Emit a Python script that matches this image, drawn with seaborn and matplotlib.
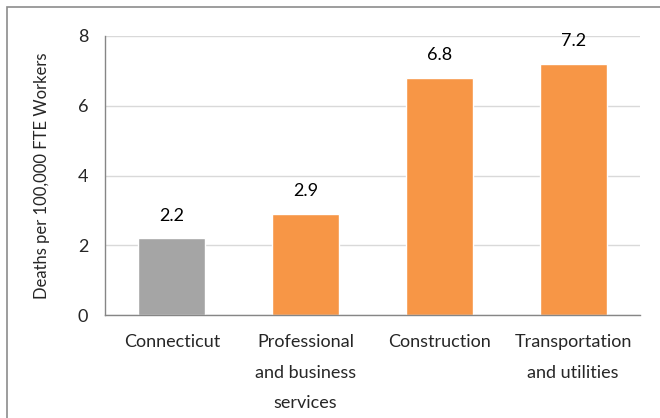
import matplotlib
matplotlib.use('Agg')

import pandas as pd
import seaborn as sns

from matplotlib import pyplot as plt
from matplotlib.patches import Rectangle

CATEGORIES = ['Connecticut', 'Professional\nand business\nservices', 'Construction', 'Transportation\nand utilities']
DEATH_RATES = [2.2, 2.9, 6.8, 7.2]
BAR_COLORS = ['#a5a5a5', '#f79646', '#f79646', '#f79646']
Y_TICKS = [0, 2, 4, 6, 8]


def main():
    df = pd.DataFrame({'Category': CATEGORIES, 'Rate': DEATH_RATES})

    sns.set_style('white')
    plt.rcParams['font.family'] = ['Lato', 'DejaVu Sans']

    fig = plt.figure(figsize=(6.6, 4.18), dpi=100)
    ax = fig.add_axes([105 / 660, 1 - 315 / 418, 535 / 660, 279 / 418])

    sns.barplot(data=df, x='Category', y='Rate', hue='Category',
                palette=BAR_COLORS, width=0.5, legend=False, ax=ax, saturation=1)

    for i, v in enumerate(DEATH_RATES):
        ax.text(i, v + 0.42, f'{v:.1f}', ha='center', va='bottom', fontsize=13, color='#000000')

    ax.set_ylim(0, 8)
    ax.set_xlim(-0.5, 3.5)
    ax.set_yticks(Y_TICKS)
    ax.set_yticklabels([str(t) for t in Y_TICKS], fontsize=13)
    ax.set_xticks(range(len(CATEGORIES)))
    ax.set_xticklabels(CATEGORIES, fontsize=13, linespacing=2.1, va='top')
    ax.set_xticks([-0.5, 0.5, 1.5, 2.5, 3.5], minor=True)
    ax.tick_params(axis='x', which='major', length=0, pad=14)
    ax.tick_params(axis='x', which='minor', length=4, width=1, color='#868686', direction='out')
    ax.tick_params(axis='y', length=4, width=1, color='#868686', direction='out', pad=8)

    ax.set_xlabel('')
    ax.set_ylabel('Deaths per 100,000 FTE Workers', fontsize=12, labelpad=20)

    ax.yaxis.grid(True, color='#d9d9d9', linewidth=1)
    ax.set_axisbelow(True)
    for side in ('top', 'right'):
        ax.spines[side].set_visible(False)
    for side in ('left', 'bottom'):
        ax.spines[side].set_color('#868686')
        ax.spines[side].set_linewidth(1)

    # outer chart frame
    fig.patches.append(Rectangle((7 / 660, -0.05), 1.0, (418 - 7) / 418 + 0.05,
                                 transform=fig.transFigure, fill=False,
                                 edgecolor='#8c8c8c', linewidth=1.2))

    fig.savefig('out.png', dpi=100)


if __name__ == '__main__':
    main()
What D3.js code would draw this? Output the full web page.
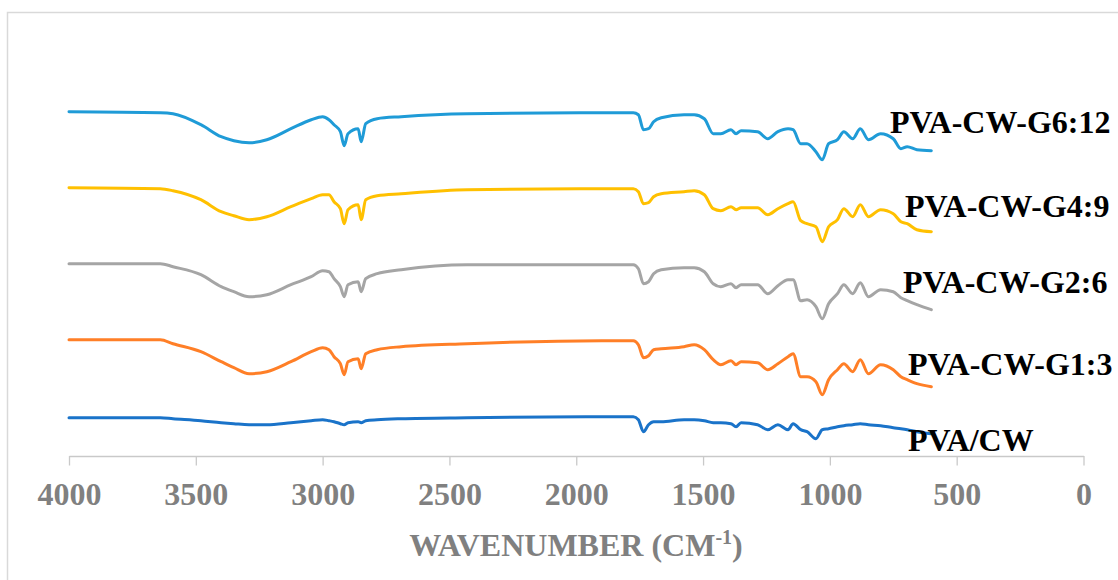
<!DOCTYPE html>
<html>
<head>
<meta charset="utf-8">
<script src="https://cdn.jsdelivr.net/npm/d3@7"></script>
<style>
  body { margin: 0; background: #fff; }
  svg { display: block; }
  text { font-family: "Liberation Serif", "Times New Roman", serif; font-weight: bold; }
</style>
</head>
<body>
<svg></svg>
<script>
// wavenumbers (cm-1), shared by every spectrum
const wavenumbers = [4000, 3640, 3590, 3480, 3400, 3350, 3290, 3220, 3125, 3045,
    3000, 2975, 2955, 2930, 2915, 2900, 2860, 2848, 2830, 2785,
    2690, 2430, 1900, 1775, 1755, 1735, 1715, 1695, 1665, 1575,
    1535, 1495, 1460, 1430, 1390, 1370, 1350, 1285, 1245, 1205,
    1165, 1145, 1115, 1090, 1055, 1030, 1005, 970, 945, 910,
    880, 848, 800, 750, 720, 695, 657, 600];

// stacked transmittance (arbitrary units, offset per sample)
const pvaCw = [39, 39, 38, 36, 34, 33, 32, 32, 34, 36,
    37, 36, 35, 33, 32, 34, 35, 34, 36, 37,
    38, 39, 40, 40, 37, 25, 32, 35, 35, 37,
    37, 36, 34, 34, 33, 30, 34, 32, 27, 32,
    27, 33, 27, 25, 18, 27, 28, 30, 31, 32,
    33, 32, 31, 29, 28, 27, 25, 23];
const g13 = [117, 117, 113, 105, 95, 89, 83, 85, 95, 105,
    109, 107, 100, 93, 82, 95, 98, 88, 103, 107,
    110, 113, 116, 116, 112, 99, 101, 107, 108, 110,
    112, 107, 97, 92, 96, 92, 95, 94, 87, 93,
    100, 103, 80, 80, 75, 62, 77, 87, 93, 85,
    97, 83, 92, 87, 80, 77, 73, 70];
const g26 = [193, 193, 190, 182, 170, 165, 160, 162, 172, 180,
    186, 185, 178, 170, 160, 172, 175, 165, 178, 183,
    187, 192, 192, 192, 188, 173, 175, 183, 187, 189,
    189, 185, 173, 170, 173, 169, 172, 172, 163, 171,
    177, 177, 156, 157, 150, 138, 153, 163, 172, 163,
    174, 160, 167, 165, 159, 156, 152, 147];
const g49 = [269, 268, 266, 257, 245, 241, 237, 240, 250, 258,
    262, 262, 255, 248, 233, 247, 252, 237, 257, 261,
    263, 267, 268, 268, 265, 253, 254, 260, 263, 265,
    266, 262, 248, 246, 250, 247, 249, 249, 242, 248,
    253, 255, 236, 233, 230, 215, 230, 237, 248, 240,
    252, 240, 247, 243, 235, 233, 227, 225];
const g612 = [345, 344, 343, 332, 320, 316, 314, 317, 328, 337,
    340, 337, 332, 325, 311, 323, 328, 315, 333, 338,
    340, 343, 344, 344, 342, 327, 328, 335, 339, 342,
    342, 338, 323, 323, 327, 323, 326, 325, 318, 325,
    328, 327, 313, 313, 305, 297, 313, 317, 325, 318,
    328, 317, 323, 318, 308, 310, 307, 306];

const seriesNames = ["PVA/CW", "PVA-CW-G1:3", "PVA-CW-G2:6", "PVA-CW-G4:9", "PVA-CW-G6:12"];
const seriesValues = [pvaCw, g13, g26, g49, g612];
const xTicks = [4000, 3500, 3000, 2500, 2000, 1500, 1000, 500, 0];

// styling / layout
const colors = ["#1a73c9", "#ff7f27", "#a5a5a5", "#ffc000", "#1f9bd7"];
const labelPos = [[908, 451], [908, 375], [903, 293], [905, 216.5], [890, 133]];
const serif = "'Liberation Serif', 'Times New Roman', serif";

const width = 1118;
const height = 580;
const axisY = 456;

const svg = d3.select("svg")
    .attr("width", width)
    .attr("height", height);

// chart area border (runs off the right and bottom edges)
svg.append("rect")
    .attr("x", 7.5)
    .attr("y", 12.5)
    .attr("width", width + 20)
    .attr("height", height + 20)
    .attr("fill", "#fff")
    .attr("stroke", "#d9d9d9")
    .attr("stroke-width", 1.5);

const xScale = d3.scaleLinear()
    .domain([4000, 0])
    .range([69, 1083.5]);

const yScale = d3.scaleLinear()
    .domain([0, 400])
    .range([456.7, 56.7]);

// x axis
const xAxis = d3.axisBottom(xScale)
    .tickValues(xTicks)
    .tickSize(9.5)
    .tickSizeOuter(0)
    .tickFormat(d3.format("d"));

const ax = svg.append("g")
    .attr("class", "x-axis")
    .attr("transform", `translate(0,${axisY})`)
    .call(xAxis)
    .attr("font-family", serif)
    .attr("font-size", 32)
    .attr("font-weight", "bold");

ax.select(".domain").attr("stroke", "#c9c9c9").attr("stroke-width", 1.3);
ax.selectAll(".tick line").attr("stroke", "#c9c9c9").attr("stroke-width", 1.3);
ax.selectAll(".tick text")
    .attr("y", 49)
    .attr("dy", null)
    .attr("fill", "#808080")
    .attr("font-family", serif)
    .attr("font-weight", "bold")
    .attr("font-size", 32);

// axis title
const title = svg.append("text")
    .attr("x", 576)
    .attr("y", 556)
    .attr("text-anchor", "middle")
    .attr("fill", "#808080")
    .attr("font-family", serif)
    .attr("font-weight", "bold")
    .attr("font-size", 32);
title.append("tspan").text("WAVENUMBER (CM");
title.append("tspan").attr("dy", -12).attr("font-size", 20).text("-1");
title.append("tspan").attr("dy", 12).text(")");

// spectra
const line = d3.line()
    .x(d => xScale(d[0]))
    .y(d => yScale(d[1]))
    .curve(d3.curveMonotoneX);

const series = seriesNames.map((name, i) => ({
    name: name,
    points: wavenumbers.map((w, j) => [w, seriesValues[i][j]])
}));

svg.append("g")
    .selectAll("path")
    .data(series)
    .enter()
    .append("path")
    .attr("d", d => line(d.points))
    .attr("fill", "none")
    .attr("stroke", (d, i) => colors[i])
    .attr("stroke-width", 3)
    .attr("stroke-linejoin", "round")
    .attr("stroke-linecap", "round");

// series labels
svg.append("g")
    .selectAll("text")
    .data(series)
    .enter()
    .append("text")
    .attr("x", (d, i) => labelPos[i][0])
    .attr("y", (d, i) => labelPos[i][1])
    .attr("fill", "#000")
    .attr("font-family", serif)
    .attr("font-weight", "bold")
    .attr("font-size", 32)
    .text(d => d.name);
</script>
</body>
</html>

============

Required work:
Your task is to restate word for word the lines from the top of the data to the line containing "from matplotlib.patches import Rectangle", both ends included, with every picture left out.

Complete output:
Emit a Python script that matches this image, drawn with seaborn and matplotlib.
import matplotlib
matplotlib.use('Agg')

import pandas as pd
import seaborn as sns

from matplotlib import pyplot as plt
from matplotlib.patches import Rectangle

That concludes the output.